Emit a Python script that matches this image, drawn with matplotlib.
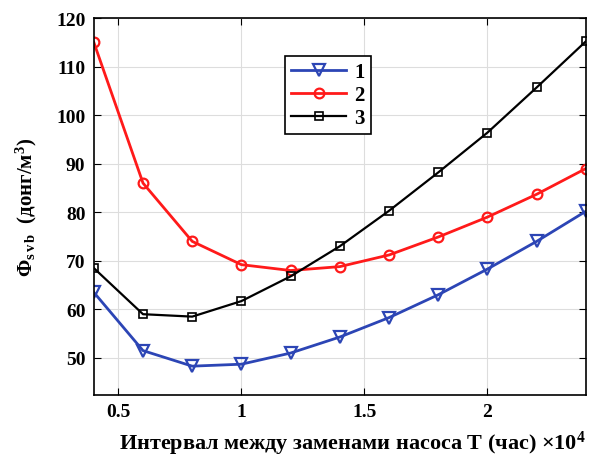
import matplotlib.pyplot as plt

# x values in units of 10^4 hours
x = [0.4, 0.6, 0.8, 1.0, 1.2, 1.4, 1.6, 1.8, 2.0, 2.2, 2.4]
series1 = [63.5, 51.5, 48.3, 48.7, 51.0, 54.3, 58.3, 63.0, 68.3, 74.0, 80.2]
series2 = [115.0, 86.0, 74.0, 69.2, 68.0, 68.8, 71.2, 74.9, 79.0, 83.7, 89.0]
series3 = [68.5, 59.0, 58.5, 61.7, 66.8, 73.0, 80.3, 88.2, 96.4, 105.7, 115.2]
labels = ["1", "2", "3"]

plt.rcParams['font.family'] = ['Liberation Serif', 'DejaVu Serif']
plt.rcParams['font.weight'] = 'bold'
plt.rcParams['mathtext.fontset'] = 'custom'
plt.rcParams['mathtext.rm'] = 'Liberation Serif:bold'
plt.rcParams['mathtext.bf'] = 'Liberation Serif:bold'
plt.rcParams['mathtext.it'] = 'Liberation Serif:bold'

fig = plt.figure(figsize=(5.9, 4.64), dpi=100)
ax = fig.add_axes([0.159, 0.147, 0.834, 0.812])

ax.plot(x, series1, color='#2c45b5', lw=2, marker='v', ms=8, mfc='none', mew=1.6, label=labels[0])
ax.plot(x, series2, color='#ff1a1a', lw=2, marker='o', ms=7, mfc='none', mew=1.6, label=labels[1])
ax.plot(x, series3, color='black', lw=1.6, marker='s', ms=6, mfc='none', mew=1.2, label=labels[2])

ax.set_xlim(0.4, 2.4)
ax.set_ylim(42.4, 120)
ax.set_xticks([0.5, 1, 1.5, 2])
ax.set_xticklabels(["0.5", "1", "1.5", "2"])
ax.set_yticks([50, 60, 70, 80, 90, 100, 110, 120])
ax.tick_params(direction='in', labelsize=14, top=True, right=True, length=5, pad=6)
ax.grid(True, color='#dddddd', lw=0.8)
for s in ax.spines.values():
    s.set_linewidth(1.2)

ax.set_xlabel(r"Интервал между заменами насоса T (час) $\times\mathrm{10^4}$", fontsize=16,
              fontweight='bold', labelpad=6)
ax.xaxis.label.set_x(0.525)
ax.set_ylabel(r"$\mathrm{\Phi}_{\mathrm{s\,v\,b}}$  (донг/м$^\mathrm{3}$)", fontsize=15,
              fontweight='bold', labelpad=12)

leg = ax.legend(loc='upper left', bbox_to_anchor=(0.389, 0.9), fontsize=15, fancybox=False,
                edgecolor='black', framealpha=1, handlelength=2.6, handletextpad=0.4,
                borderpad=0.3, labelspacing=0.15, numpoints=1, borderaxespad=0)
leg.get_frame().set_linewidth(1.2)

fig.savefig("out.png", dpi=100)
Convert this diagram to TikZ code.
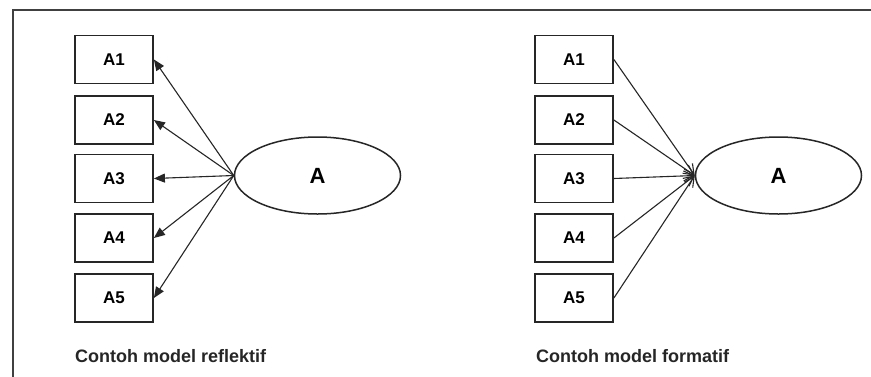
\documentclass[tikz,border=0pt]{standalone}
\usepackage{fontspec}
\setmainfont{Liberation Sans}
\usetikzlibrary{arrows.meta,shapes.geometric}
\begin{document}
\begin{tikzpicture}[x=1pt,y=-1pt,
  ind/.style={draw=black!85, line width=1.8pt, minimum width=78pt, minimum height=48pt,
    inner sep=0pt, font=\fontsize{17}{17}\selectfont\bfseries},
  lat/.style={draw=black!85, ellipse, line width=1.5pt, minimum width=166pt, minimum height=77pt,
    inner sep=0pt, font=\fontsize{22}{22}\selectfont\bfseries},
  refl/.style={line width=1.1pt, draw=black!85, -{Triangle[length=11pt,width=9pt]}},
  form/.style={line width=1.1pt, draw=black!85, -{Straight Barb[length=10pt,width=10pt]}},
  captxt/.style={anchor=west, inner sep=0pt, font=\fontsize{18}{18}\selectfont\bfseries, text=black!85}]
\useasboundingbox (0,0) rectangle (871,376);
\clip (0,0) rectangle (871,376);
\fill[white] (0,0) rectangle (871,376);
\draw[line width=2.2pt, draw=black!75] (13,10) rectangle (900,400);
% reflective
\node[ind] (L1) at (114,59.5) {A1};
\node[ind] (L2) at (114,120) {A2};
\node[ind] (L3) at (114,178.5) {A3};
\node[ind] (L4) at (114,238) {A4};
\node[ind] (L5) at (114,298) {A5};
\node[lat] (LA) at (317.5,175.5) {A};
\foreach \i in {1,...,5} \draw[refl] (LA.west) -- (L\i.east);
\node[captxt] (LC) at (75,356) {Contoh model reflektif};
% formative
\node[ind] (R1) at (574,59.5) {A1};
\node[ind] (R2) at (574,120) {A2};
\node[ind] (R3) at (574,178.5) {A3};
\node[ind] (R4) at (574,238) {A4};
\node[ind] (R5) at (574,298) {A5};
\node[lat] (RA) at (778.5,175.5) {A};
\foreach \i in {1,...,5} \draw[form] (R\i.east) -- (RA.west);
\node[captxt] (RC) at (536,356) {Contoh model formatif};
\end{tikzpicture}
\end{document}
::::::
▶ **EXERCISE REQUIREMENTS**
Repeat the listing above up to and including the line with "mfc='none', mew=1.2, label=labels[2])", starting from its first line. Drop any pictures.

▶ **SOLVED EXERCISE**
Emit a Python script that matches this image, drawn with matplotlib.
import matplotlib.pyplot as plt

# x values in units of 10^4 hours
x = [0.4, 0.6, 0.8, 1.0, 1.2, 1.4, 1.6, 1.8, 2.0, 2.2, 2.4]
series1 = [63.5, 51.5, 48.3, 48.7, 51.0, 54.3, 58.3, 63.0, 68.3, 74.0, 80.2]
series2 = [115.0, 86.0, 74.0, 69.2, 68.0, 68.8, 71.2, 74.9, 79.0, 83.7, 89.0]
series3 = [68.5, 59.0, 58.5, 61.7, 66.8, 73.0, 80.3, 88.2, 96.4, 105.7, 115.2]
labels = ["1", "2", "3"]

plt.rcParams['font.family'] = ['Liberation Serif', 'DejaVu Serif']
plt.rcParams['font.weight'] = 'bold'
plt.rcParams['mathtext.fontset'] = 'custom'
plt.rcParams['mathtext.rm'] = 'Liberation Serif:bold'
plt.rcParams['mathtext.bf'] = 'Liberation Serif:bold'
plt.rcParams['mathtext.it'] = 'Liberation Serif:bold'

fig = plt.figure(figsize=(5.9, 4.64), dpi=100)
ax = fig.add_axes([0.159, 0.147, 0.834, 0.812])

ax.plot(x, series1, color='#2c45b5', lw=2, marker='v', ms=8, mfc='none', mew=1.6, label=labels[0])
ax.plot(x, series2, color='#ff1a1a', lw=2, marker='o', ms=7, mfc='none', mew=1.6, label=labels[1])
ax.plot(x, series3, color='black', lw=1.6, marker='s', ms=6, mfc='none', mew=1.2, label=labels[2])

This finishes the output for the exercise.